Saturday, February 19, 2005

Lasting Change with Slow Churn

"I want a culture change by Monday" now has competition--the slow movement. Slow food, slow cities, and slow living have caught the imaginations of millions worldwide. The creative destruction of downsizings and top down change management have not paid off in greater productivity. People are stressed out from too much change too fast. Despite the zeal and impassioned pleas of well meaning leaders, continual disruption has led to organizational paralysis and demotivated workforces. Enough already! Slow change is now embracing our imaginations as an idea whose time has finally come.

Leading the way in the slower life are the Japanese, reformed workaholics. After experiencing a high rate of "death from overwork" (karoshi) in the latter part of the 20th century, the Japanese, according to a recent OECD study, have significantly reduced hours worked per capita among people of working age without sacrificing productivity. In Canada and the United States, the hours are climbing. We haven't reached the heights of the Japanese during their darkest hours of overwork but the alarm bells are ringing.

"Repetitive change syndrome" as coined by Eric Abrahamsom at Columbia Business School in New York, is diverting employees attention from focussing on customers to "stick-handling" demands from the top for business process improvements. The "changeaholic" workplace is proving to be devastating to morale and employee health. As for all manner of living things, too much change may be pushing us to the edge of our biological tolerance.

The better approach is more organic and evolutionary--small scale change that leads to large scale adaption. Ontherwards, let the little experiments happen. See what works and then scale up.

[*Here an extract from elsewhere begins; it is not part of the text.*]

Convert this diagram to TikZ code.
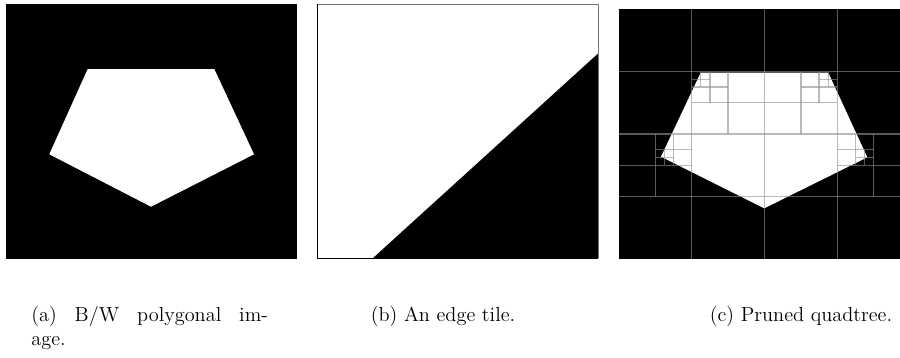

For example, principal Wayne Copp at Toronto's Baycrest School noticed students from low income families were falling behind in their reading ability particularly over the summer holidays. He solved the problem by setting up a summer literacy camp. His Board of Education took notice of the successful results and eventually rolled the idea across the city.

Wayne's intuitive sense of acting on an issue embodies an emerging awareness among great "change leaders". Don't try to change the world all at once. Find a solution to an immediate problem. Let the change sink in. Strike a balance between change and stability. Pace change. Counterbalance it with periods of rest to allow people to adapt systems and structures to the current new way.

Abrahamson adds: Go to your corporate "basement" and check out what you've got that can be recombined and redeployed to meet new environmental needs. Rather than "creating, inventing or purchasing something new", shift talented people into parts of the organization where their expertise is better suited to the new strategy. Instead of slashing and burning, "tinker, fiddle, jury-rig, bootstrap, cobble together and patch your way to effective change". "Change without pain".

Emerging research on change in organizations indicates that small changes reap massive performance increases. It mimics evolution in life itself. We are physiologically resilient. We are cautious in testing new territory. But after some experimentation and with proof of solid results, we move forward with gusto.

The slow movement is our natural response to being overwhelmed by waves of change without rest in-between. We can live better in an organization and produce outstanding results if we deal with the rush to change by slowing down. But at times slowing down may not always be the answer as the slow philosophy embraces doing everything at the right speed. It is a nuanced challenge for leaders.